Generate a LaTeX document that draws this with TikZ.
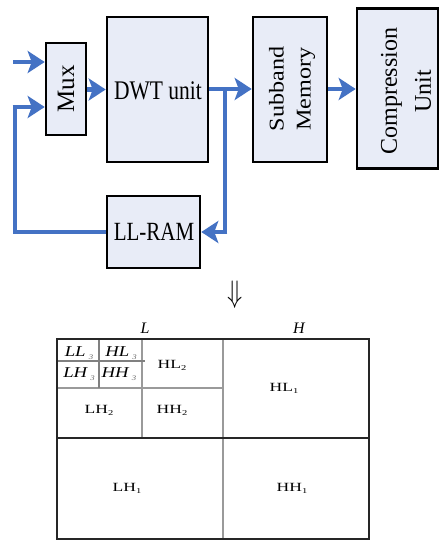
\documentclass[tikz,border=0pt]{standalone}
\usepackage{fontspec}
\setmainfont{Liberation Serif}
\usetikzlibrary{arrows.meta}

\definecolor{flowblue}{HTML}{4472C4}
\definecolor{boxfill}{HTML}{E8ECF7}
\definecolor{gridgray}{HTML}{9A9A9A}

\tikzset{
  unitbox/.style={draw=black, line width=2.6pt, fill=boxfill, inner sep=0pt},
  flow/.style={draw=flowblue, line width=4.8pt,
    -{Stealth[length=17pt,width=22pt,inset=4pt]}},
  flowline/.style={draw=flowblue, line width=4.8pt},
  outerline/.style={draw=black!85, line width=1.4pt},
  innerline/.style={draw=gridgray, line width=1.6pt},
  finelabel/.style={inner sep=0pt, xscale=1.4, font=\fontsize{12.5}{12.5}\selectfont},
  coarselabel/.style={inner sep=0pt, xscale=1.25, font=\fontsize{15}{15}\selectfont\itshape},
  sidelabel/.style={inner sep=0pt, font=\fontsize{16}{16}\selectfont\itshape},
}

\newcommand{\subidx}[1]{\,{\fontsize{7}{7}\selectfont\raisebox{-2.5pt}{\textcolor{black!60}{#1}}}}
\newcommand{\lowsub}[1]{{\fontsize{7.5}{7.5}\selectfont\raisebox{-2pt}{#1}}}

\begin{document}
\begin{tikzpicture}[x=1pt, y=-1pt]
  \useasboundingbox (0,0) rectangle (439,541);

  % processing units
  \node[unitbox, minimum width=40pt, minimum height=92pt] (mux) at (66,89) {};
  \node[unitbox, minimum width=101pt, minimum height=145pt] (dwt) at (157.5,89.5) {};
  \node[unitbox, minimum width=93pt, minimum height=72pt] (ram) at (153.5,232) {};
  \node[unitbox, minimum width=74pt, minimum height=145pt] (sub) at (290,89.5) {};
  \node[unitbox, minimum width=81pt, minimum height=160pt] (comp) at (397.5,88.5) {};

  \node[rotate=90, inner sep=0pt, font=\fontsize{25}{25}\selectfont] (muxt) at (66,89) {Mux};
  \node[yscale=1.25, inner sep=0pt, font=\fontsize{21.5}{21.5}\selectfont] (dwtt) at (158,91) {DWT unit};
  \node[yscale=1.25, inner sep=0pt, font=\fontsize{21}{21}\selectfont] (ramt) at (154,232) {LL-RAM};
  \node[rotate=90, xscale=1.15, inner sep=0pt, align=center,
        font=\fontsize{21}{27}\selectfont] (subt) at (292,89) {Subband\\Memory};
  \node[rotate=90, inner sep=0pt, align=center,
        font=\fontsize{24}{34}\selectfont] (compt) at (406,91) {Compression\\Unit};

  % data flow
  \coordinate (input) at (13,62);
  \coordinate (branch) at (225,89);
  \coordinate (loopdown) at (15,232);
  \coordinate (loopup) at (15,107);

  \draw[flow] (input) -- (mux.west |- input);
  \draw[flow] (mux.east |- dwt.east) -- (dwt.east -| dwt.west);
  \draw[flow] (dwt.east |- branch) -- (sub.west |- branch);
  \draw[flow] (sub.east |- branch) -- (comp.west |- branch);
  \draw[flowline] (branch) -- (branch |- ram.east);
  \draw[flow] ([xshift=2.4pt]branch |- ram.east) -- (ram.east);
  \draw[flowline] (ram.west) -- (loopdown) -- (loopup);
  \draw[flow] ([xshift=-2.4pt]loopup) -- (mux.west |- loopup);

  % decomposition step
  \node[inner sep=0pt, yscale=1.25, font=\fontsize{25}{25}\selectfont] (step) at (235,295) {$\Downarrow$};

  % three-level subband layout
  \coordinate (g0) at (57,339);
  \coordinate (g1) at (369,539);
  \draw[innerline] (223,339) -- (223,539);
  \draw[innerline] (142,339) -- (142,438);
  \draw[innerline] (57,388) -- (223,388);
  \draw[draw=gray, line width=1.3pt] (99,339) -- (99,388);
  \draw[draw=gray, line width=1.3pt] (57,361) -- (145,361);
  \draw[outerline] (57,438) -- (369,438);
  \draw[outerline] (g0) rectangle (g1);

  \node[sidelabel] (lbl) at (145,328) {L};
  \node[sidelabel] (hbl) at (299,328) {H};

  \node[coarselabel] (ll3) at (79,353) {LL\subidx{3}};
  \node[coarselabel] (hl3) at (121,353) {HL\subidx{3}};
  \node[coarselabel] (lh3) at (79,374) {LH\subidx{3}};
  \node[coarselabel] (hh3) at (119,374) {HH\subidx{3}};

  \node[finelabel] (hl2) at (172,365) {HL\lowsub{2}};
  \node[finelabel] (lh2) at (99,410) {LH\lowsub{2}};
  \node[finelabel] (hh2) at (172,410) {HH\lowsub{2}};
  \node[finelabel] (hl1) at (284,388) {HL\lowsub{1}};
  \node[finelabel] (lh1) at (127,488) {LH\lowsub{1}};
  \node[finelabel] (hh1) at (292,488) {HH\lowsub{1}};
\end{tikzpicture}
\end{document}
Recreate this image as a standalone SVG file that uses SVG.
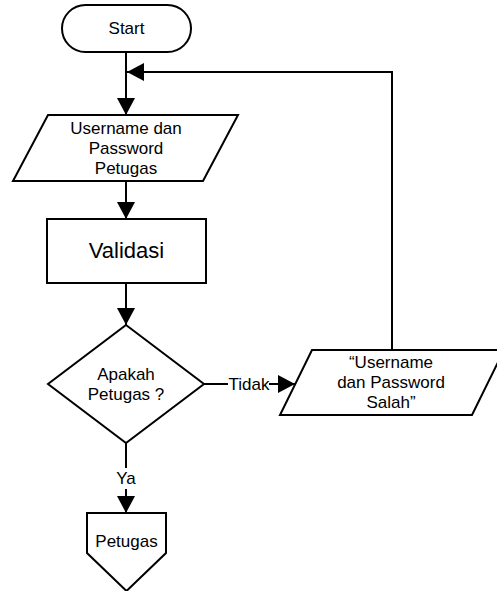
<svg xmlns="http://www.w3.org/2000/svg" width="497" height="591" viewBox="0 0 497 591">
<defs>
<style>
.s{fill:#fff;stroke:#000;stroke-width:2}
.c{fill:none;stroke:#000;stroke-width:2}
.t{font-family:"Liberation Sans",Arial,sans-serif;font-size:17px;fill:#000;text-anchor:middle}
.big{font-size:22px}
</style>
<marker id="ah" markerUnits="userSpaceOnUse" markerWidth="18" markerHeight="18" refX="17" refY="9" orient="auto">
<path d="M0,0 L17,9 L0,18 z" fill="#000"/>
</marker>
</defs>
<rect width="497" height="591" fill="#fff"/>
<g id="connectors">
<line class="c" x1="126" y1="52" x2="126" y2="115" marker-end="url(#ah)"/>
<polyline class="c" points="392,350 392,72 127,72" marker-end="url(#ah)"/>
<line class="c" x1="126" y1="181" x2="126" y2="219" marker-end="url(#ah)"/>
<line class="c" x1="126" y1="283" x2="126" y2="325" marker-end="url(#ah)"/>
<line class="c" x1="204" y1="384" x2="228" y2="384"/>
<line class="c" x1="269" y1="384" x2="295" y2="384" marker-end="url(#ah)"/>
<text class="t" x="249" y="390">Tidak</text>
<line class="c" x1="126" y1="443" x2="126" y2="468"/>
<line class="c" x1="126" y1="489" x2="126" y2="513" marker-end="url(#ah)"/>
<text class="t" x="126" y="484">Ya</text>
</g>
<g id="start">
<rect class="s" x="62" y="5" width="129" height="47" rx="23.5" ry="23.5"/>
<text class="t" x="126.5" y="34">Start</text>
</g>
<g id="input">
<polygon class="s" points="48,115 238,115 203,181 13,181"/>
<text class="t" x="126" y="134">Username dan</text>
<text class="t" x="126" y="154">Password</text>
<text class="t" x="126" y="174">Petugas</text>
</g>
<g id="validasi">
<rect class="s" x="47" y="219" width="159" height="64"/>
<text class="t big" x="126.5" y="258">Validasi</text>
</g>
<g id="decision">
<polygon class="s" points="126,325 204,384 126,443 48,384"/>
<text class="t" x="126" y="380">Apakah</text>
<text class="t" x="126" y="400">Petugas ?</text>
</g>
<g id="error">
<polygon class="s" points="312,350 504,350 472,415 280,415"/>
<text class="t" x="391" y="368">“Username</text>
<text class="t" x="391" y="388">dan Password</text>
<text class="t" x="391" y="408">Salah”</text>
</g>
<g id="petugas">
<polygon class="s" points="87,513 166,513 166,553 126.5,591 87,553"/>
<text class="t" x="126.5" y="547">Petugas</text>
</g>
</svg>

• _WHAT TO PRODUCE_:
In the records above, find each line with the word "this" and copy it.

• _SOLUTION TO THE PROBLEM_:
Generate a LaTeX document that draws this with TikZ.
Recreate this image as a standalone SVG file that uses SVG.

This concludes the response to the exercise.